I am testing a large data set (1.5TB, 5.5b records) in athena in both parquet and orc formats. My first test is a simple one, a count query-

SELECT COUNT(*) FROM events_orc
SELECT COUNT(*) FROM events_parquet

The parquet file takes half to run this query as the orc file. But one thing I noticed is that when running a count on a parquet file, it return 0kb as the bytes scanned, where with the orc, it returns 78gb. This makes sense for the parquet because the count is in the meta, no need to scan bytes. The orc also has a meta with the count, but it doesn't seem to be using that meta to determine the counts of these files.

Why doesn't Athena use the metadata in the orc file to determine the count, where it clearly does with parquet files?

2
is your data compressed in case of ORC ?Prabhakar Reddy

2 Answers

1
votes

The answer is as you say that Athena reads the Parquet metadata, but not the ORC. There is no reason besides that feature not being in the version of Presto and/or ORC serde that Athena uses.

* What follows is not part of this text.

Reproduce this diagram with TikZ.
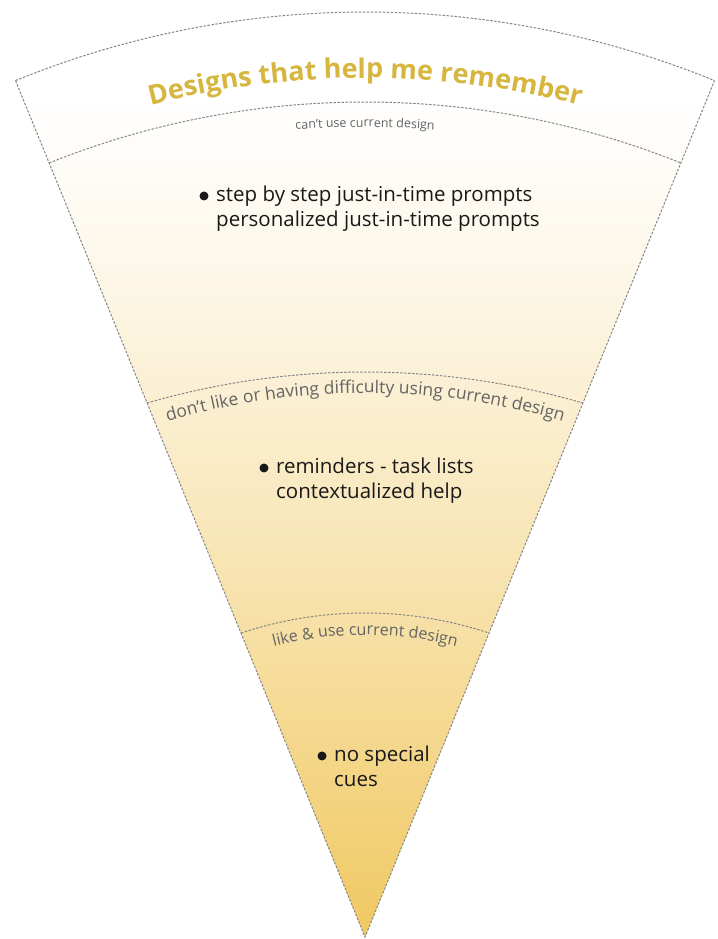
\documentclass[tikz,border=0pt]{standalone}
\usepackage{fontspec}
\setmainfont{Open Sans}
\usetikzlibrary{calc,decorations.text}
\definecolor{titlegold}{RGB}{214,182,62}
\definecolor{fangold}{RGB}{240,200,96}
\definecolor{edgegray}{RGB}{135,135,135}
\definecolor{labelgray}{RGB}{100,100,100}
\definecolor{bodyink}{RGB}{25,25,25}
\newcommand\titlefmt{\color{titlegold}\fontsize{27}{32}\selectfont\bfseries}
\newcommand\lblsmall{\color{labelgray}\fontsize{12.5}{15}\selectfont}
\newcommand\lblbig{\color{labelgray}\fontsize{17.5}{21}\selectfont}
\newcommand\lblmid{\color{labelgray}\fontsize{16}{19}\selectfont}
\begin{document}
\begin{tikzpicture}[x=1pt,y=1pt,
  edge/.style={draw=edgegray, line width=1pt, dash pattern=on 2.5pt off 1.5pt},
  body/.style={font=\fontsize{20.5}{25}\selectfont, text=bodyink, inner sep=0pt, anchor=base west},
  bulletdot/.style={circle, fill=bodyink, inner sep=0pt, minimum size=9pt}]
\useasboundingbox (0,0) rectangle (717,939);
\fill[white] (0,0) rectangle (717,939);
\coordinate (A) at (365,2);
\coordinate (L0) at ($(A)+(112.2:925pt)$);
\coordinate (R0) at ($(A)+(67.8:925pt)$);
\coordinate (C1) at (365,-12);
\coordinate (L1) at ($(C1)+(111.85:849pt)$);
\coordinate (C2) at (365,-215);
\coordinate (L2) at ($(C2)+(106.19:782pt)$);
\coordinate (C3) at (365,-68);
\coordinate (L3) at ($(C3)+(108.35:394pt)$);
% fill
\begin{scope}
  \clip (A) -- (L0) arc[start angle=112.2,end angle=67.8,radius=925pt] -- cycle;
  \foreach \k in {0,...,168}{
    \pgfmathsetmacro\p{100*((5*\k+12)/850)^1.25}
    \fill[fangold!\p!white] (0,{839-5*\k}) rectangle (717,{833.7-5*\k});
  }
\end{scope}
% outline and bands
\draw[edge] (L0) -- (A) -- (R0);
\draw[edge] (L0) arc[start angle=112.2,end angle=67.8,radius=925pt];
\draw[edge] (L1) arc[start angle=111.85,end angle=68.15,radius=849pt];
\draw[edge] (L2) arc[start angle=106.19,end angle=73.81,radius=782pt];
\draw[edge] (L3) arc[start angle=108.35,end angle=71.65,radius=394pt];
% curved texts
\path[decorate, decoration={text along path, text align=center,
  text={|\titlefmt|Designs that help me remember}}]
  ($(A)+(125:859pt)$) arc[start angle=125,end angle=55,radius=859pt];
\path[decorate, decoration={text along path, text align=center,
  text={|\lblsmall|can't use current design}}]
  ($(C1)+(100:824pt)$) arc[start angle=100,end angle=80,radius=824pt];
\path[decorate, decoration={text along path, text align=center,
  text={|\lblbig|don't like or having difficulty using current design}}]
  ($(365,-154)+(120:700pt)$) arc[start angle=120,end angle=60,radius=700pt];
\path[decorate, decoration={text along path, text align=center,
  text={|\lblmid|like {\&} use current design}}]
  ($(C3)+(130:372pt)$) arc[start angle=130,end angle=50,radius=372pt];
% body texts
\node[bulletdot] (b1) at (204,743) {};
\node[body] (t1a) at (216,737) {step by step just-in-time prompts};
\node[body] (t1b) at (216,712) {personalized just-in-time prompts};
\node[bulletdot] (b2) at (264,471) {};
\node[body] (t2a) at (276,465) {reminders - task lists};
\node[body] (t2b) at (276,440) {contextualized help};
\node[bulletdot] (b3) at (322,183) {};
\node[body] (t3a) at (334,177) {no special};
\node[body] (t3b) at (334,152) {cues};
\end{tikzpicture}
\end{document}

I've also noticed that Athena reads too much data when using ORC, it doesn't skip columns it should, etc. I think the Athena ORC serde is just old and doesn't have all the optimisations you would expect. Athena is after all based on a very old Presto version.

0
votes

This depends on how those ORC files were created. Could you explain a bit how did you ETL in the data and what are the table definitions?

There are few indexes that ORC has:

Indexes ORC provides three level of indexes within each file:

file level:

statistics about the values in each column across the entire file

stripe level:

statistics about the values in each column for each stripe

row-level:

statistics about the values in each column for each set of 10,000 rows within a stripe The file and stripe level column statistics are in the file footer so that they are easy to access to determine if the rest of the file needs to be read at all. Row level indexes include both the column statistics for each row group and the position for seeking to the start of the row group.

Athena just like PrestoDb the query engine used by Athena can use these indexes to speed up queries.

I would be extremely surprised if Athena would not be using these bits of information for the queries.